Robert Anderson
1741-1813
If you are like me you often wonder why a place has a certain name. The city of Anderson SC and the county by the same name were both named for Robert Anderson. In 1906, the Civic Association of Anderson County designed and built the Anderson Memorial Fountain, which is visible on the grounds of the Anderson County Museum.
He was born in Virginia in 1741 to John and Jean Anderson, both of whom were born in Ulster, Ireland. He was the fifth child of a Scot-Irish family who owned a prosperous farm in Augusta County, Virginia. As a young man, he move to South Carolina to work as a surveyor.
In 1765 Robert Anderson married Anne Thompson and moved to the Ninety Six District of South Carolina. Robert and Ann had five children, Robert Jr., Anne, Elizabeth, Mary and Lydia. After twenty-five years of marriage Anne died and Robert married twice more, first to Lydia Maverick, a widow from Pendleton, South Carolina and following her death to the Jane Harris Reece, widow of Dr. Thomas Reece.
At the outbreak of the American Revolution, Anderson joined the volunteer Patriot Army and was at one time a sergeant of the Fifth South Carolina Regiment. Anderson soon joined his life long friend Andrew Pickens and was present at the Battle of Kettle Creek, Georgia. The vastly outnumbered Patriot militia defeated a British force commanded by Colonel Boyd and stopped the British from recruiting more Tories Anderson served in several different capacities but eventually he became a colonel in the Upper Ninety Six regiment, which he commanded until March 30, 1783.
Robert Anderson was at the battles of Musgrove’s Mill, Kings Mountain, Cowpens and Eutaw Springs. After Cowpens, Anderson joined Light Horse Harry Lee to capture Augusta. Anderson’s regiment was at the front during one of the bloodiest battles of the southern campaign, the battle at Eutaw Springs.
After the Revolutionary War, he fought with Andrew Pickens against the Cherokees. A treaty signed in 1777 ceded most of the Cherokee lands in the present Anderson, Oconee, and Pickens counties.
For his service in the Revolutionary Was, General Anderson received 460 acres of bounty land in the Pendleton District. He would settle across the Seneca River from his friend General Andrew Pickens. By the time of his death, his estate would be a total of 2100 acres. Both Anderson and Pickens were on a commission to select a site for a courthouse in the Pendleton District.

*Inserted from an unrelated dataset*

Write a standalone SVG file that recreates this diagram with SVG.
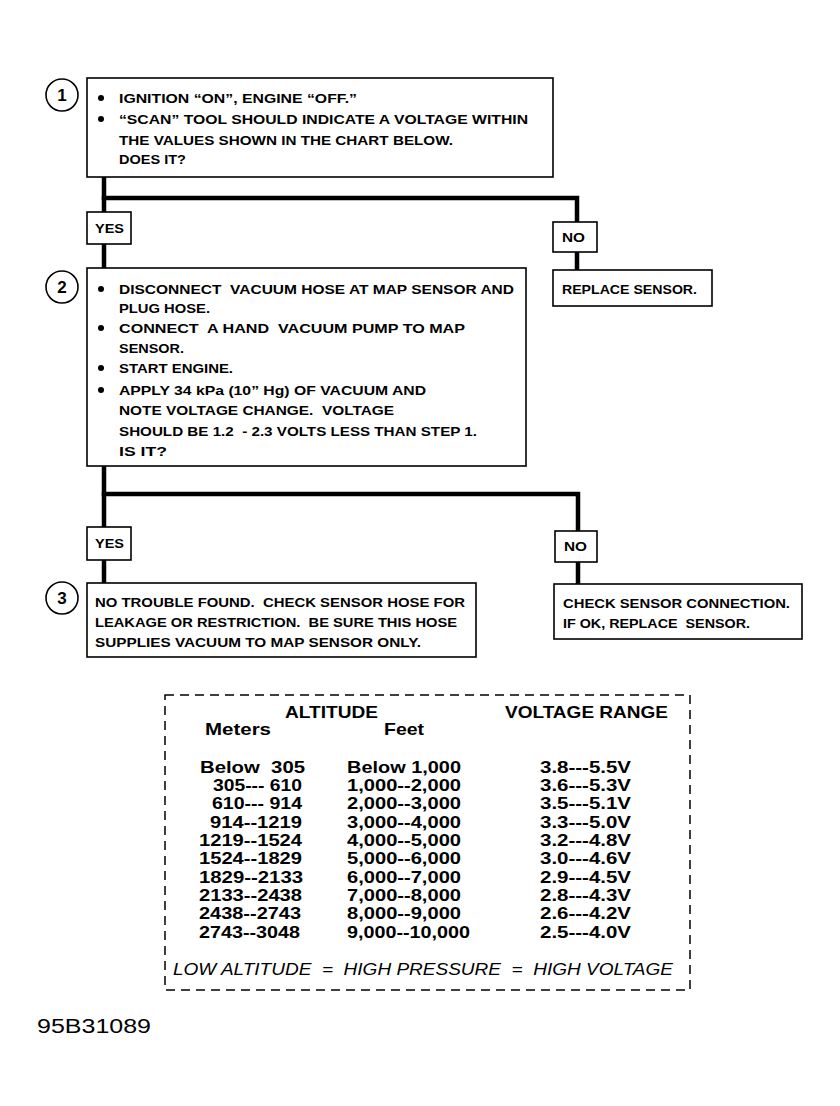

Robert Anderson eventually became a general in the state militia and saw action in several Indian campaigns. The Cherokee Indians gave him the nickname of “old Thunder Gusty” due to his temper and courage. He served in the South Carolina House of Representatives from 1791 to 1794 and from 1801 to 1802 from the Pendleton District. In 1800, he was elector for Thomas Jefferson and Aaron Burr. Anderson spent his senior years in the Pendleton District as a gentleman farmer. Anderson died in January 1813 at his home. He was survived by five children. He is interned at The Old Stone Church where he was an elder.